Can the chair refuse to take a motion? What recourse do other board members have?

The chair can refuse to take a regular motion. There are certain special motions that the chair must take. Under parliamentary procedure, the usual reason that a chair would refuse a motion is that it is `out of order.' For example, a board member makes a new motion before the previous motion has been resolved. Or perhaps the motion is not relevant to the agenda item under discussion.

According to Roberts Rules of Order ….

Motions that the chair should rule out of order are …

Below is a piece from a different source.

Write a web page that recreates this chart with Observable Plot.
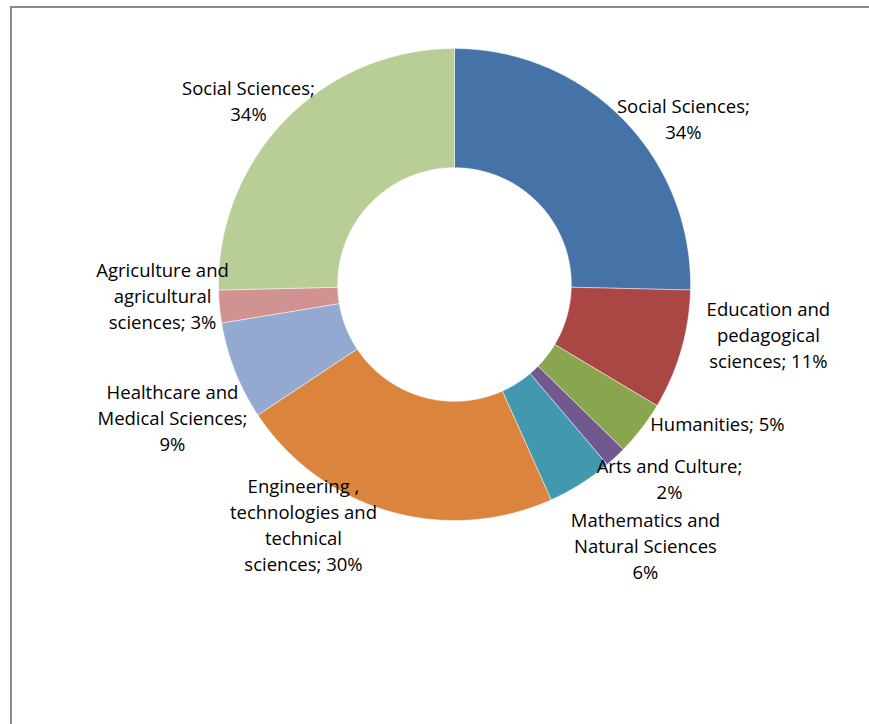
<!DOCTYPE html>
<html>
<head>
<meta charset="utf-8">
<script src="https://cdn.jsdelivr.net/npm/d3@7"></script>
<script src="https://cdn.jsdelivr.net/npm/@observablehq/plot@0.6"></script>
<style>
  html, body { margin: 0; padding: 0; background: #fff; overflow: hidden; }
  #wrap { position: relative; width: 869px; height: 724px; }
  #border { position: absolute; left: 10px; top: 6px; width: 900px; height: 800px;
            border-top: 2px solid #8a8a8a; border-left: 2px solid #8a8a8a; }
  #chart { position: absolute; left: 0; top: 0; }
</style>
</head>
<body>
<div id="wrap"><div id="border"></div><div id="chart"></div></div>
<script>
// ---- data ----
const categories = [
  "Social Sciences (a)",
  "Education and pedagogical sciences",
  "Humanities",
  "Arts and Culture",
  "Mathematics and Natural Sciences",
  "Engineering, technologies and technical sciences",
  "Healthcare and Medical Sciences",
  "Agriculture and agricultural sciences",
  "Social Sciences (b)"
];
const values = [34, 11, 5, 2, 6, 30, 9, 3, 34];
const labels = [
  "Social Sciences;\n34%",
  "Education and\npedagogical\nsciences; 11%",
  "Humanities; 5%",
  "Arts and Culture;\n2%",
  "Mathematics and\nNatural Sciences\n6%",
  "Engineering ,\ntechnologies and\ntechnical\nsciences; 30%",
  "Healthcare and\nMedical Sciences;\n9%",
  "Agriculture and\nagricultural\nsciences; 3%",
  "Social Sciences;\n34%"
];
const colors = ["#4572A7", "#AA4643", "#89A54E", "#71588F", "#4198AF", "#DB843D", "#93A9CF", "#D19392", "#B9CD96"];

// ---- layout (label anchor points in chart units, radius = 1) ----
const labelAt = [
  [0.97, 0.708], [1.33, -0.208], [1.114, -0.585], [0.911, -0.818], [0.809, -1.102],
  [-0.64, -1.013], [-1.195, -0.56], [-1.237, -0.043], [-0.873, 0.783]
];
const innerRatio = 0.495;

// ---- build slices ----
const pie = d3.pie().sort(null).value(d => d)(values);
const pts = [];
pie.forEach((p, i) => {
  const a0 = p.startAngle, a1 = p.endAngle;
  const n = Math.max(2, Math.ceil((a1 - a0) / (Math.PI / 360)));
  for (let k = 0; k <= n; k++) {
    const a = a0 + (a1 - a0) * k / n;
    pts.push({cat: categories[i], x: Math.sin(a), y: Math.cos(a)});
  }
  for (let k = n; k >= 0; k--) {
    const a = a0 + (a1 - a0) * k / n;
    pts.push({cat: categories[i], x: innerRatio * Math.sin(a), y: innerRatio * Math.cos(a)});
  }
  pts.push({cat: categories[i], x: Math.sin(a0), y: Math.cos(a0)});
});
const labelData = labels.map((t, i) => ({text: t, x: labelAt[i][0], y: labelAt[i][1]}));

const W = 869, H = 724, cx = 454, cy = 284, R = 236;
const chart = Plot.plot({
  width: W, height: H,
  margin: 0,
  x: {domain: [-cx / R, (W - cx) / R], axis: null},
  y: {domain: [-(H - cy) / R, cy / R], axis: null},
  color: {domain: categories, range: colors},
  style: {background: "transparent", overflow: "visible"},
  marks: [
    Plot.line(pts, {x: "x", y: "y", z: "cat", fill: "cat", stroke: "white", strokeWidth: 0.6, strokeOpacity: 0.8}),
    Plot.text(labelData, {x: "x", y: "y", text: "text", fontFamily: "Open Sans", fontSize: 18.5,
      lineHeight: 1.405, lineAnchor: "middle", textAnchor: "middle", fill: "#000"})
  ]
});
document.getElementById("chart").appendChild(chart);
</script>
</body>
</html>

  • Motions that conflict with the law or with the bylaws.
  • Motions that repeat the same question on the same day.
  • Motions that conflict with an already adopted motion
  • Motions that operate outside the scope or object of the organization
  • Motions that  conflict with or repeat motions held in committee
  • Motions that appear dilatory, incorrect frivolous, or rude

However, there is no requirement for the chair to take a regular motion, so he or she can refuse for any reason or none at all. Any board member can then make a motion to over-rule the decision of the chair. The motion to over-rule the chair is one of the types of special motions that the chair must accept. If the motion to over-rule the chair is seconded and passes, then the decision of the chair is reversed and the original motion (the one the chair refused to take) must be heard.

 To protest the ruling of the chair you may make a motion similar to …

“I appeal the decision of the Chair.” With a second and majority vote of the board, the chair’s decision can be reversed.